- **Work required**
Quote the data exactly, first line to the line containing "import numpy as np", with no pictures.

- **Dataset extract**
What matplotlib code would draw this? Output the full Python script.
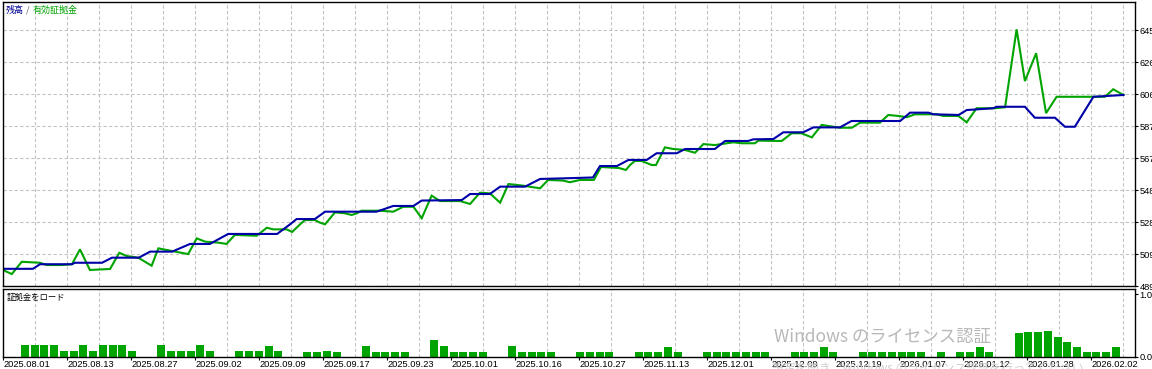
import matplotlib
matplotlib.use('Agg')
import matplotlib.pyplot as plt
import numpy as np

# x = position on the tester scale (10 units per grid column), values in account currency
bal_x = [0, 9.2, 11.4, 21.4, 22.3, 30.8, 33.9, 42.3, 45.8, 52.7, 58.3, 64.5, 70.2, 85.5,
         89.5, 91.6, 97.3, 100.5, 116.6, 121.8, 128.1, 130.7, 143.2, 145.8, 152.0, 155.2,
         163.0, 167.7, 175.5, 184.2, 186.4, 191.7, 195.3, 201.0, 204.1, 210.4, 213.0, 222.3,
         225.5, 232.7, 234.3, 240.6, 243.7, 249.9, 253.1, 261.4, 265.0, 280.2, 283.3, 289.0,
         290.6, 298.5, 301.0, 304.1, 309.3, 310.4, 319.2, 322.3, 328.6, 331.7, 334.8, 340.6,
         350.0]
bal_v = [5000, 5000, 5028, 5028, 5037, 5037, 5068, 5068, 5105, 5105, 5152, 5152, 5213, 5213,
         5271, 5304, 5304, 5349, 5349, 5384, 5384, 5417, 5420, 5457, 5457, 5502,
         5502, 5549, 5553, 5558, 5628, 5628, 5665, 5665, 5706, 5706, 5732, 5732,
         5781, 5781, 5791, 5793, 5834, 5834, 5864, 5864, 5903, 5903, 5954, 5954,
         5944, 5940, 5970, 5974, 5981, 5990, 5990, 5923, 5923, 5868, 5868, 6051,
         6062]

eq_x = [0, 2.6, 5.7, 11.4, 13.5, 18.2, 21.4, 23.9, 27.0, 33.3, 36.2, 38.5, 42.1, 46.3, 48.4,
        52.6, 57.7, 60.4, 63.0, 67.1, 69.7, 72.3, 79.1, 82.3, 84.3, 88.5, 90.2, 92.7, 94.2,
        97.3, 98.9, 100.5, 103.6, 106.7, 108.8, 110.4, 111.9, 117.7, 121.8, 124.9, 128.1,
        130.7, 133.8, 136.4, 142.7, 145.8, 148.9, 152.0, 155.2, 157.8, 162.4, 165.6, 167.7,
        170.2, 174.9, 177.0, 180.2, 184.5, 186.7, 192.3, 194.5, 195.8, 197.3, 199.4, 202.6,
        203.9, 206.7, 209.3, 213.0, 216.1, 218.7, 222.3, 228.1, 230.7, 234.8, 235.9, 243.2,
        246.3, 249.4, 252.6, 255.7, 257.3, 261.4, 265.1, 267.7, 273.9, 276.5, 279.6, 282.3,
        284.8, 291.6, 293.7, 298.4, 301.0, 304.1, 309.8, 313.0, 316.6, 319.2, 322.7, 325.8,
        329.1, 344.2, 346.8, 349.4, 350.0]
eq_v = [4991, 4968, 5043, 5037, 5023, 5023, 5028, 5119, 4993, 4999, 5098, 5078, 5068, 5019, 5125,
        5109, 5090, 5186, 5166, 5160, 5152, 5207, 5202, 5251, 5241, 5241, 5225, 5272, 5298,
        5298, 5282, 5272, 5345, 5339, 5329, 5339, 5355, 5355, 5349, 5379, 5379,
        5309, 5447, 5414, 5414, 5396, 5465, 5461, 5404, 5518, 5508, 5498, 5492,
        5543, 5539, 5529, 5543, 5543, 5622, 5616, 5604, 5634, 5659, 5659, 5634,
        5634, 5742, 5732, 5726, 5709, 5762, 5756, 5773, 5767, 5767, 5783, 5781,
        5828, 5828, 5803, 5879, 5874, 5862, 5862, 5893, 5893, 5940, 5934, 5926,
        5944, 5944, 5934, 5934, 5895, 5981, 5981, 5987, 6463, 6147, 6317, 5951,
        6051, 6051, 6097, 6068, 6064]

# deposit load histogram: trading day number, load (0..1)
load_day = [0, 1, 2, 3, 4, 5, 6, 7, 8, 9, 10, 11, 14, 15, 16, 17, 18, 19, 22, 23, 24, 25, 26,
            29, 30, 31, 32, 35, 36, 37, 38, 39, 42, 43, 44, 45, 46, 47, 50, 51, 52, 53, 54,
            57, 58, 59, 60, 63, 64, 65, 66, 67, 70, 71, 72, 73, 74, 75, 76, 79, 80, 81, 82, 83,
            86, 87, 88, 89, 90, 91, 92, 94, 96, 97, 98, 99, 102, 103, 104, 105, 106, 107, 108,
            109, 110, 111, 112]
load_v = [0.19, 0.19, 0.19, 0.19, 0.095, 0.095, 0.19, 0.095, 0.19, 0.19, 0.19, 0.095,
          0.19, 0.095, 0.095, 0.095, 0.19, 0.095, 0.095, 0.095, 0.095, 0.175, 0.095,
          0.08, 0.08, 0.095, 0.08, 0.175, 0.08, 0.08, 0.08, 0.08, 0.27, 0.175, 0.08, 0.08, 0.08, 0.08,
          0.175, 0.08, 0.08, 0.08, 0.08, 0.08, 0.08, 0.08, 0.08, 0.08, 0.08, 0.08, 0.16, 0.08,
          0.08, 0.08, 0.08, 0.08, 0.08, 0.08, 0.08, 0.08, 0.08, 0.08, 0.16, 0.08,
          0.08, 0.08, 0.08, 0.08, 0.08, 0.08, 0.08, 0.08, 0.08, 0.08, 0.16, 0.08,
          0.38, 0.40, 0.40, 0.41, 0.32, 0.24, 0.16, 0.08, 0.08, 0.08, 0.16]

date_labels = ['2025.08.01', '2025.08.13', '2025.08.27', '2025.09.02', '2025.09.09',
               '2025.09.17', '2025.09.23', '2025.10.01', '2025.10.16', '2025.10.27',
               '2025.11.13', '2025.12.01', '2025.12.09', '2025.12.19', '2026.01.07',
               '2026.01.12', '2026.01.28', '2026.02.02']
value_ticks = [4895, 5090, 5286, 5481, 5677, 5872, 6068, 6263, 6459]

# day -> tester scale
DAY0 = 6.72
DAY_STEP = 3.044

BLUE = '#0000a8'
GREEN = '#00a400'
GRID = '#c4c4c4'
JP = ['Noto Sans CJK JP', 'DejaVu Sans']

plt.rcParams['font.family'] = ['Liberation Sans', 'DejaVu Sans']

W, H = 1152, 369
fig = plt.figure(figsize=(W / 100, H / 100), dpi=100)


def box(l, t, r, b):
    return [l / W, 1 - b / H, (r - l) / W, (b - t) / H]


ax = fig.add_axes(box(2.5, 2, 1135, 286))
ax2 = fig.add_axes(box(2.5, 288.5, 1135, 357))

grid_x = np.arange(10, 351, 10)
for a in (ax, ax2):
    a.set_xlim(-0.31, 353.6)
    for s in a.spines.values():
        s.set_linewidth(1.0)
        s.set_color('black')
    a.set_xticks(grid_x, minor=True)
    a.grid(True, which='minor', axis='x', color=GRID, lw=0.8, ls=(0, (3, 2)))
    a.tick_params(which='minor', length=0)
    a.yaxis.tick_right()
    a.tick_params(axis='y', length=2.2, width=0.8, pad=1, labelsize=6.7)

# top: balance / equity
ax.plot(eq_x, eq_v, color=GREEN, lw=1.5, solid_joinstyle='miter')
ax.plot(bal_x, bal_v, color=BLUE, lw=1.5, solid_joinstyle='miter')
ax.set_ylim(4895, 4895 + 284 * 195.5 / 32)
ax.set_yticks(value_ticks)
ax.set_yticklabels([str(v) for v in value_ticks])
ax.grid(True, which='major', axis='y', color=GRID, lw=0.8, ls=(0, (3, 2)))
ax.set_xticks([])

# bottom: deposit load
ax2.bar(DAY0 + np.array(load_day) * DAY_STEP, load_v, width=2.5, color=GREEN, zorder=2)
ax2.set_ylim(0, 68.5 / 63)
ax2.set_yticks([0, 1])
ax2.set_yticklabels(['0.0', '1.0'])
ax2.set_xticks(np.arange(0, 341, 20))
ax2.set_xticklabels(date_labels)
ax2.tick_params(axis='x', which='major', length=2.2, width=0.8, pad=0, labelsize=6.7)
for t in ax2.get_xticklabels():
    t.set_horizontalalignment('left')

# captions
fig.text(6 / W, 1 - 10 / H, '残高', color='#000090', fontsize=6.5, family=JP, va='center')
fig.text(26 / W, 1 - 10 / H, '/', color='#606060', fontsize=6.5, family=JP, va='center')
fig.text(33 / W, 1 - 10 / H, '有効証拠金', color=GREEN, fontsize=6.5, family=JP, va='center')
fig.text(7 / W, 1 - 297 / H, '証拠金をロード', color='black', fontsize=6, family=JP, va='center')

# windows activation overlay
fig.text(774 / W, 1 - 337 / H, 'Windows のライセンス認証', color='#b8b8b8', fontsize=12.5,
         family=JP, va='center')
fig.text(772 / W, 1 - 368 / H, '設定を開き、Windows のライセンス認証を行ってください。',
         color='#d0d0d0', fontsize=8.5, family=JP, va='center')

fig.savefig('out.png', dpi=100)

- **Complete output**
What matplotlib code would draw this? Output the full Python script.
import matplotlib
matplotlib.use('Agg')
import matplotlib.pyplot as plt
import numpy as np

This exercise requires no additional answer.